Your objective: Each line in the material below, starting at the one with "Clone this chart in Plotly." and ending at the one with "import plotly.graph_objects as go", is to be reproduced exactly; no picture is to be copied.

— START OF Data rows —

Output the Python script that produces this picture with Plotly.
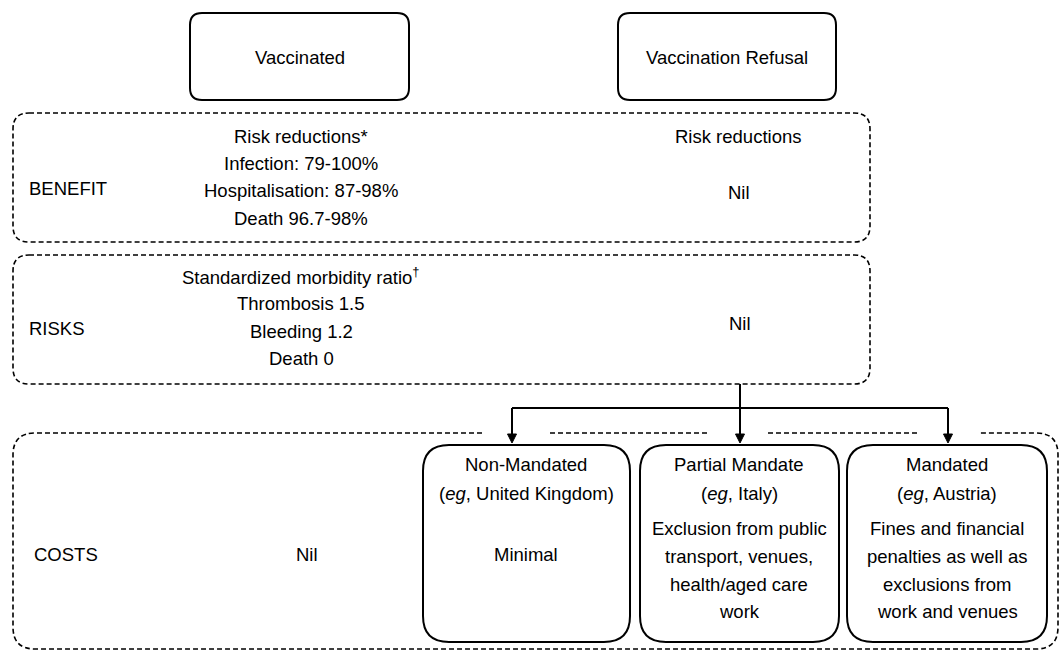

— END OF Data rows —
— START OF Data rows —

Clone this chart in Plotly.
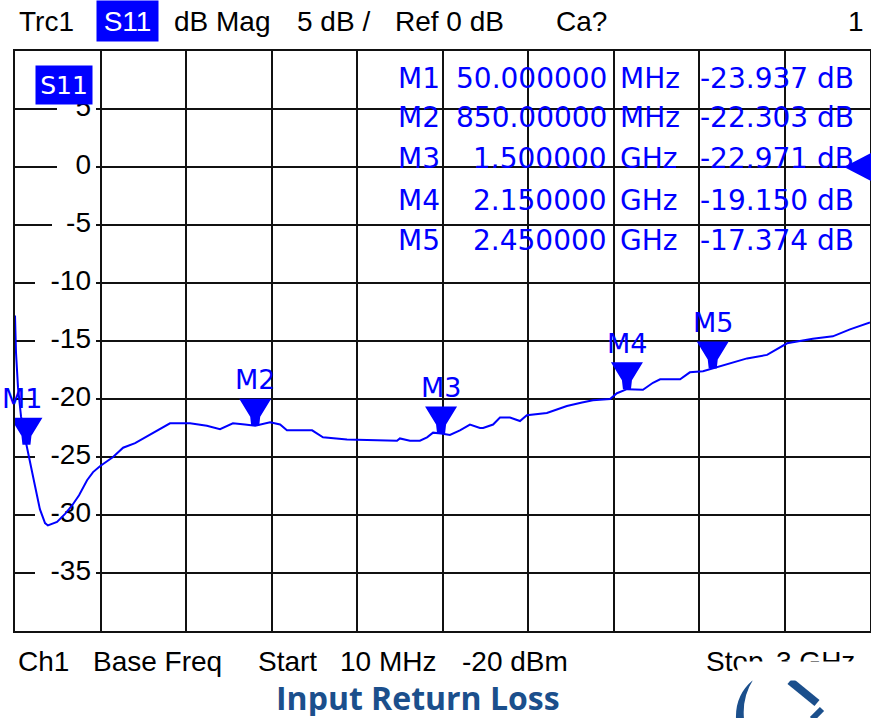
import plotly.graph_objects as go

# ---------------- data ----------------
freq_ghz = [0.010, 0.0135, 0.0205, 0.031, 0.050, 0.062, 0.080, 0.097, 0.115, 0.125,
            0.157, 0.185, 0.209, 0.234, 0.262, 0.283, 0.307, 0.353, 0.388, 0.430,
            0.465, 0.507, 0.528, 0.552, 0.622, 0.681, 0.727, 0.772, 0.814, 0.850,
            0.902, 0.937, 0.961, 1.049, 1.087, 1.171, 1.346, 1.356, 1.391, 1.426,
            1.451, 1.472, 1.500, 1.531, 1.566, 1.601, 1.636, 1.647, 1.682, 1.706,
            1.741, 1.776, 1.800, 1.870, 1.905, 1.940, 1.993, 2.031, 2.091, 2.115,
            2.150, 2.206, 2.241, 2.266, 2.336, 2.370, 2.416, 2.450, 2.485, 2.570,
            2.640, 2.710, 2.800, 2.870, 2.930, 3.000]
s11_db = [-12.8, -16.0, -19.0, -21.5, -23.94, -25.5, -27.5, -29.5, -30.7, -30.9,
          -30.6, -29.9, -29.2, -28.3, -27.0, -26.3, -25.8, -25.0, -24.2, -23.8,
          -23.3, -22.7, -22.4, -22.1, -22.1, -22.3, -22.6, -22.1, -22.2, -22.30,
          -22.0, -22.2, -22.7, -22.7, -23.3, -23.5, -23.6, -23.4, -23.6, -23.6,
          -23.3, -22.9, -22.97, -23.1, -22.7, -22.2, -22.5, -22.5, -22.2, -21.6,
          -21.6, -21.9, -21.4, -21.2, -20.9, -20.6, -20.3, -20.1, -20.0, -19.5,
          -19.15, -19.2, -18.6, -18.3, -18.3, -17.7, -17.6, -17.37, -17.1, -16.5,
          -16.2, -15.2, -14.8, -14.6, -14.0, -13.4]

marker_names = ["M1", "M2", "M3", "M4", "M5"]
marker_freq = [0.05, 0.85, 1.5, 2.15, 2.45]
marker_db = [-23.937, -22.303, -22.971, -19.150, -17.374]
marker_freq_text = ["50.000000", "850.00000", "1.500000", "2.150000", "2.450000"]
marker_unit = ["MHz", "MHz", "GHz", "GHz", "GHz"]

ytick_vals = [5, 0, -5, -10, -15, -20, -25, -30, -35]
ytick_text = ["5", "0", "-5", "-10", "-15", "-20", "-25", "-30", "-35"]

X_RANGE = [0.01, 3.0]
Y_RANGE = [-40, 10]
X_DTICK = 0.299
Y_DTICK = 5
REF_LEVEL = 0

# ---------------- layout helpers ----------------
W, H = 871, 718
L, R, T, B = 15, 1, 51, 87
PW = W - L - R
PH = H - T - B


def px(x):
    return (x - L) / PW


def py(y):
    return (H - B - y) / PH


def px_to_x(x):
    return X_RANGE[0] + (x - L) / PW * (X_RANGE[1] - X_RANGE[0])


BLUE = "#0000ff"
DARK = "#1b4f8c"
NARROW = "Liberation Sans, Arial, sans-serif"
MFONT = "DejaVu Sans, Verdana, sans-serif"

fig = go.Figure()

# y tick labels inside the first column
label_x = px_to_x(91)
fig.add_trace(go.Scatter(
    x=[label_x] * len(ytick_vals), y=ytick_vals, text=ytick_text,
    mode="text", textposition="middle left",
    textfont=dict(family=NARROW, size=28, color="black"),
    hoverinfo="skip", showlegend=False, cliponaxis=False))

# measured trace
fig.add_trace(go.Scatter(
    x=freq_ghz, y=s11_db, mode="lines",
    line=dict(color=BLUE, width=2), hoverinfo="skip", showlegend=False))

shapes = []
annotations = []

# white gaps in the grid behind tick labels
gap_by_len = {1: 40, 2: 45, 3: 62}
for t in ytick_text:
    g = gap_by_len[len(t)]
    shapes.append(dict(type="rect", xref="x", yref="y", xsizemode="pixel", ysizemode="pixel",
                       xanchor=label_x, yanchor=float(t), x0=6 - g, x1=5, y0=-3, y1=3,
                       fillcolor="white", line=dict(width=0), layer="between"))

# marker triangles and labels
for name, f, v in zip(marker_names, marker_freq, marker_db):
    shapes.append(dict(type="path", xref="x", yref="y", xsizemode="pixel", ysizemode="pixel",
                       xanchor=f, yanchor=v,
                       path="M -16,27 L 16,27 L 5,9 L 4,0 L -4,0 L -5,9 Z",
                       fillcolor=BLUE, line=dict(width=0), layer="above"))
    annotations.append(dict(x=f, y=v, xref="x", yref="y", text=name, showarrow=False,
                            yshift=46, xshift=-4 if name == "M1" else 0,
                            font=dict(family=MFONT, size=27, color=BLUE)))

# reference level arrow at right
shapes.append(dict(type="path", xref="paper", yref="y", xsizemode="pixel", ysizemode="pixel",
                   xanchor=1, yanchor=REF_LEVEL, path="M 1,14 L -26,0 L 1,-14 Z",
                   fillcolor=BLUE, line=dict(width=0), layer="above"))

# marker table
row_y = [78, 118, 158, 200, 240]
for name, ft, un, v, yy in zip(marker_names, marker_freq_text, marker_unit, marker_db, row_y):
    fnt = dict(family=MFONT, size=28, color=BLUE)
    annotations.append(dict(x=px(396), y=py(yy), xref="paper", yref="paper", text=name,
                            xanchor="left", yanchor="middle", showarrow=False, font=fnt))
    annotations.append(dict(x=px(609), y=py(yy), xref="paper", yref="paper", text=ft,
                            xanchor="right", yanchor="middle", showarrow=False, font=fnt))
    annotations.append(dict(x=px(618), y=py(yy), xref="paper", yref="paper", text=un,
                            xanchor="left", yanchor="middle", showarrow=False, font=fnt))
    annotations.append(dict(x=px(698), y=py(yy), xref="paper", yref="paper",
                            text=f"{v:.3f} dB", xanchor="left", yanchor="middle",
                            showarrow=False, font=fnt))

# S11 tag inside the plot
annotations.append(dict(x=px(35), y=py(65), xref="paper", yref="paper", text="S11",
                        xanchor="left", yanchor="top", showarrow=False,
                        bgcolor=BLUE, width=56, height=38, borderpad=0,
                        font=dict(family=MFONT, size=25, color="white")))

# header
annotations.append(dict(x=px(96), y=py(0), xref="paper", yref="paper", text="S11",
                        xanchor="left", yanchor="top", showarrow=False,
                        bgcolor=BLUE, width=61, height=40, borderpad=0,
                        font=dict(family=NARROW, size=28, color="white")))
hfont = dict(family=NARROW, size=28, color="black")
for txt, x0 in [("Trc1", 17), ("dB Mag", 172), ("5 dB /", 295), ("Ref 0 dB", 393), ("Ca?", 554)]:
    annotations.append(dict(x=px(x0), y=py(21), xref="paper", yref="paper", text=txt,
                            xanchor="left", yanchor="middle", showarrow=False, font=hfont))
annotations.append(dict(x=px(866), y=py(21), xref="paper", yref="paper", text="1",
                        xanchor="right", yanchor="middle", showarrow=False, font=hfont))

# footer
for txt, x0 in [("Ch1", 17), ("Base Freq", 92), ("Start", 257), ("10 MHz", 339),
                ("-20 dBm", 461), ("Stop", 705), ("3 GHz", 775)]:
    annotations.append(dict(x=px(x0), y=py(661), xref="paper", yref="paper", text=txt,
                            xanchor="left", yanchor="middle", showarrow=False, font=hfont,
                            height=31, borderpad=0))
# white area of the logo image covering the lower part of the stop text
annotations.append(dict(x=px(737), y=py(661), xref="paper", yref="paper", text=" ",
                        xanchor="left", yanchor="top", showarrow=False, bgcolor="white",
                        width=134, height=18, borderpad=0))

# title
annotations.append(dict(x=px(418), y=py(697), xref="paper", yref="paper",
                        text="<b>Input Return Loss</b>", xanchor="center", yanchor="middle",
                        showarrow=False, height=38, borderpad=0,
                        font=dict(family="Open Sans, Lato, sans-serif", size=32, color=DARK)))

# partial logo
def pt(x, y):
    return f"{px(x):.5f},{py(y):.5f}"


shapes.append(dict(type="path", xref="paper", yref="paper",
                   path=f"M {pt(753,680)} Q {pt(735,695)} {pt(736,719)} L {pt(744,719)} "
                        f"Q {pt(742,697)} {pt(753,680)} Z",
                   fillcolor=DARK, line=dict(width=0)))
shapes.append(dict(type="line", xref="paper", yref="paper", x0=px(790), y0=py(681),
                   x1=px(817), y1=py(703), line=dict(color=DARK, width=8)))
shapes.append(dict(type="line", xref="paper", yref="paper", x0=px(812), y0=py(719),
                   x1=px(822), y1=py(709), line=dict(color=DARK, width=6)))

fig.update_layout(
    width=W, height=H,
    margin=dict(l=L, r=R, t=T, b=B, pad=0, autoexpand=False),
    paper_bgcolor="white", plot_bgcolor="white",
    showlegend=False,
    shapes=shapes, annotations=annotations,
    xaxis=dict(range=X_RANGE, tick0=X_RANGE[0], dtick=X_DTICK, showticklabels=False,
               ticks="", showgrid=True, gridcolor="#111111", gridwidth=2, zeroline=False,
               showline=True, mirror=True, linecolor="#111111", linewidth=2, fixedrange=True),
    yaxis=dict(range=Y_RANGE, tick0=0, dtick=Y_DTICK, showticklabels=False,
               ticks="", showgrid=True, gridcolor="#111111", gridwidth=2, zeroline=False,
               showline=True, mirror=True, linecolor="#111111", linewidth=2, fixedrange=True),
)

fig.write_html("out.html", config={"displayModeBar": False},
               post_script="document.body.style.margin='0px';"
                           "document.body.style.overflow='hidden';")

— END OF Data rows —

Response to the exercise:
Clone this chart in Plotly.
import plotly.graph_objects as go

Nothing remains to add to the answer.